# [WRITTEN INSTRUCTION]
The material below holds pictures; leave them out and reproduce exactly the lines from the one with "Output the LaTeX" through the one with "(tag) at (28,22)", inclusive.

# [ENTRIES SUPPLIED]
-------
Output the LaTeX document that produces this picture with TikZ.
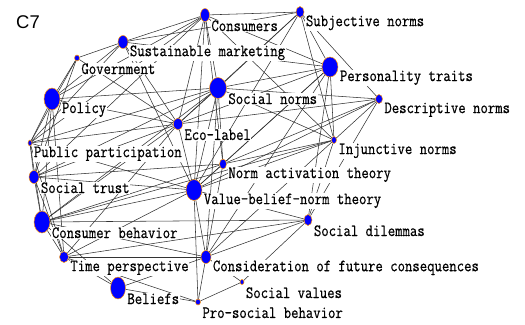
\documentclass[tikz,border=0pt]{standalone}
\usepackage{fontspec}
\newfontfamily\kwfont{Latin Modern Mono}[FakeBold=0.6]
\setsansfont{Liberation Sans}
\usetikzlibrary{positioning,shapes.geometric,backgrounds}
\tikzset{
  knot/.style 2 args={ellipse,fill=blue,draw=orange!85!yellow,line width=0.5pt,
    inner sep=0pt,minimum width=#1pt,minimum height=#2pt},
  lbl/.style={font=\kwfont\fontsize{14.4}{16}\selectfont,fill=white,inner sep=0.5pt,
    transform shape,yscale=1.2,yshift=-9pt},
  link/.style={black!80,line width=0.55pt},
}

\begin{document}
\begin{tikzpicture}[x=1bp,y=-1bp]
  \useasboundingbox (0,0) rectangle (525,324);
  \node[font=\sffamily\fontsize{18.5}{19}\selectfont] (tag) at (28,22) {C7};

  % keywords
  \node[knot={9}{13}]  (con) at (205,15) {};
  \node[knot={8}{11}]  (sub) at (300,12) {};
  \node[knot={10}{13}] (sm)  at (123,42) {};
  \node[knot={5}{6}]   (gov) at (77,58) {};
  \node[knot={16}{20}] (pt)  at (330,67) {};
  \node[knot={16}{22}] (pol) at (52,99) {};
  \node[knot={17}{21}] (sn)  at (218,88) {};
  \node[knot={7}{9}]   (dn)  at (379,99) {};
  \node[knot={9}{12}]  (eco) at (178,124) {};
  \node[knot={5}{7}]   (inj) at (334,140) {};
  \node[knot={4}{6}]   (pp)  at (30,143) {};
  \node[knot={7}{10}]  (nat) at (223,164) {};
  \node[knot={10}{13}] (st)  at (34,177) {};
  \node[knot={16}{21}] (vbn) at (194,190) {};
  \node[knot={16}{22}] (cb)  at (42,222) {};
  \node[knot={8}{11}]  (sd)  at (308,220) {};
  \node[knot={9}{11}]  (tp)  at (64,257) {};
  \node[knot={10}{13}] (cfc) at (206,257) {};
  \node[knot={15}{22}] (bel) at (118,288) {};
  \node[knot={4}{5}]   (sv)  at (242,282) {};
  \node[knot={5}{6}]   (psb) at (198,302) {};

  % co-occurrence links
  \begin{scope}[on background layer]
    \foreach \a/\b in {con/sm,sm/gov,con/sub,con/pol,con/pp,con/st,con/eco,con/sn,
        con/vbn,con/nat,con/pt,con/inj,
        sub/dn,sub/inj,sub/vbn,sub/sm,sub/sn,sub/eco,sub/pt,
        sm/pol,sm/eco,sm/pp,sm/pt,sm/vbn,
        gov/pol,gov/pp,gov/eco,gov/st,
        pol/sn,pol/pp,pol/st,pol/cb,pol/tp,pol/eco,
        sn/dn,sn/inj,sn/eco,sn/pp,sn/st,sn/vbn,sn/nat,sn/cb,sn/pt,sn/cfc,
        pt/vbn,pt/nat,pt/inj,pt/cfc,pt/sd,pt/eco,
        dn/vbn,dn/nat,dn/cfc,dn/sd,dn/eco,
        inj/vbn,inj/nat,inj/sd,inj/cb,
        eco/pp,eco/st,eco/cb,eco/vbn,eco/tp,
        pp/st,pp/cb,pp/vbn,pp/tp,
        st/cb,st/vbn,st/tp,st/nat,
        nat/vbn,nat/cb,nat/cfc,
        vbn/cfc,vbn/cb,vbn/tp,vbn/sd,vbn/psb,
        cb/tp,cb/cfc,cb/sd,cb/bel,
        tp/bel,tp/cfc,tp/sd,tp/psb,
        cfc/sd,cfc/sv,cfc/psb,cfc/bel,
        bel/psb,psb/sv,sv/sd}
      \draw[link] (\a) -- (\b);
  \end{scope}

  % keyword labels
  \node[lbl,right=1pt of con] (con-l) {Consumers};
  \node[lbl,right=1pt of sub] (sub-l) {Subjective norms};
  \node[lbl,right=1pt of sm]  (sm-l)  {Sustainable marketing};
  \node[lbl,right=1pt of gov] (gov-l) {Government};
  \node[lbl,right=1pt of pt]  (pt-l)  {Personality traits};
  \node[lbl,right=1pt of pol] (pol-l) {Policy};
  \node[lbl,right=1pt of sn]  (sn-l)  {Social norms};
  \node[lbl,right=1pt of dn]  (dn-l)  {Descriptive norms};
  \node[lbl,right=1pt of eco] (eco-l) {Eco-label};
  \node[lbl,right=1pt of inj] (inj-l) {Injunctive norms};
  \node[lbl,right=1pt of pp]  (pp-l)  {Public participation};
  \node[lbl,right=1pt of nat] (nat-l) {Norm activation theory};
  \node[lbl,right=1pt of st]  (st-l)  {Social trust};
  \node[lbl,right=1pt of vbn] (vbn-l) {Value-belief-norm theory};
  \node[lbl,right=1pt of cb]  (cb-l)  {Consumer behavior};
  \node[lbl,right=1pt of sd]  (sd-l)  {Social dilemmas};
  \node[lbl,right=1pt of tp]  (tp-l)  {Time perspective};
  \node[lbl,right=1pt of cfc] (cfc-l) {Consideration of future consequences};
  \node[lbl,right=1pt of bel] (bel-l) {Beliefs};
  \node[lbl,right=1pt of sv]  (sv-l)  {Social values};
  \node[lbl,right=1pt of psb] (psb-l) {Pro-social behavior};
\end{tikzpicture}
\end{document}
-------
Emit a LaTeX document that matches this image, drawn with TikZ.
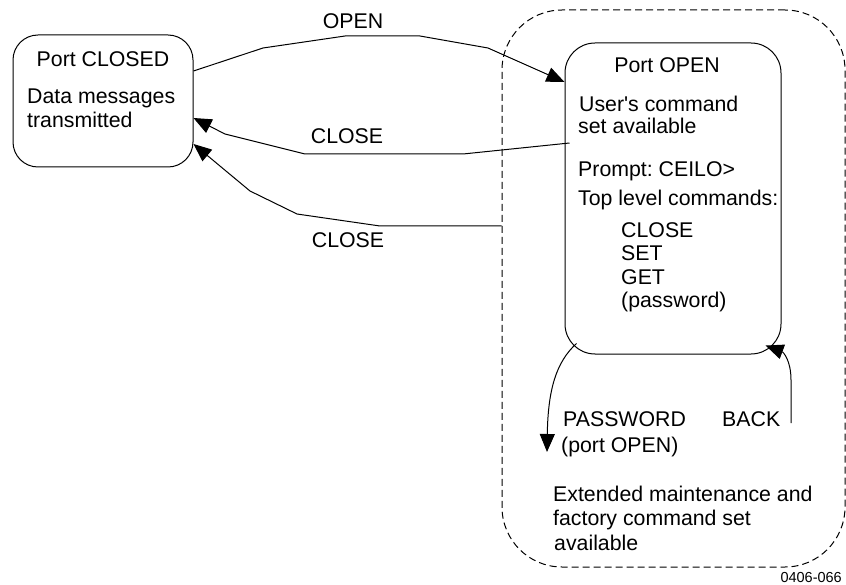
-------
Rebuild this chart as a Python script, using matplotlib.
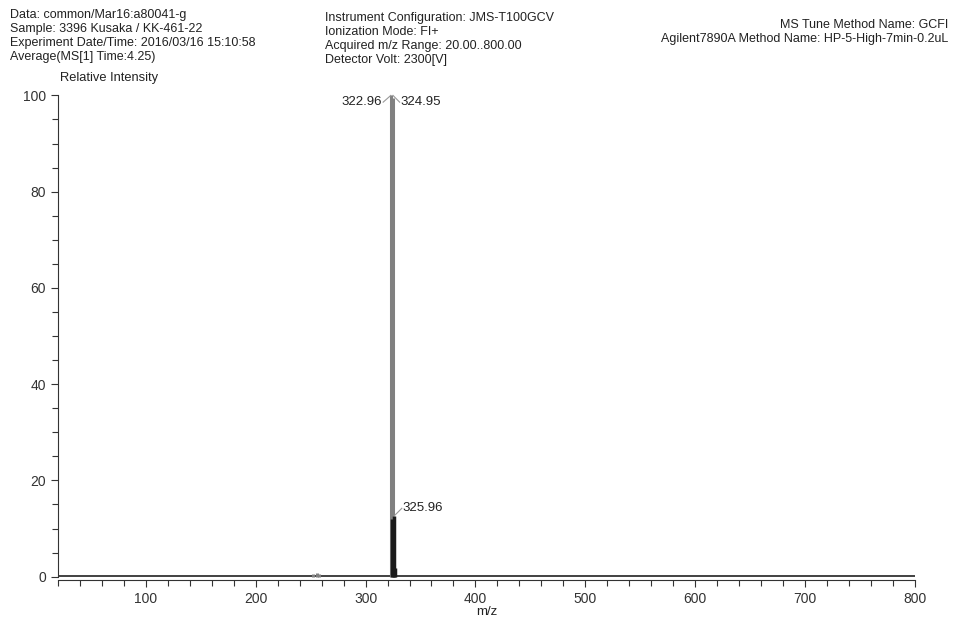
-------
# [ANSWER TO THE PROBLEM]
Output the LaTeX document that produces this picture with TikZ.
\documentclass[tikz,border=0pt]{standalone}
\usepackage{fontspec}
\newfontfamily\kwfont{Latin Modern Mono}[FakeBold=0.6]
\setsansfont{Liberation Sans}
\usetikzlibrary{positioning,shapes.geometric,backgrounds}
\tikzset{
  knot/.style 2 args={ellipse,fill=blue,draw=orange!85!yellow,line width=0.5pt,
    inner sep=0pt,minimum width=#1pt,minimum height=#2pt},
  lbl/.style={font=\kwfont\fontsize{14.4}{16}\selectfont,fill=white,inner sep=0.5pt,
    transform shape,yscale=1.2,yshift=-9pt},
  link/.style={black!80,line width=0.55pt},
}

\begin{document}
\begin{tikzpicture}[x=1bp,y=-1bp]
  \useasboundingbox (0,0) rectangle (525,324);
  \node[font=\sffamily\fontsize{18.5}{19}\selectfont] (tag) at (28,22) {C7};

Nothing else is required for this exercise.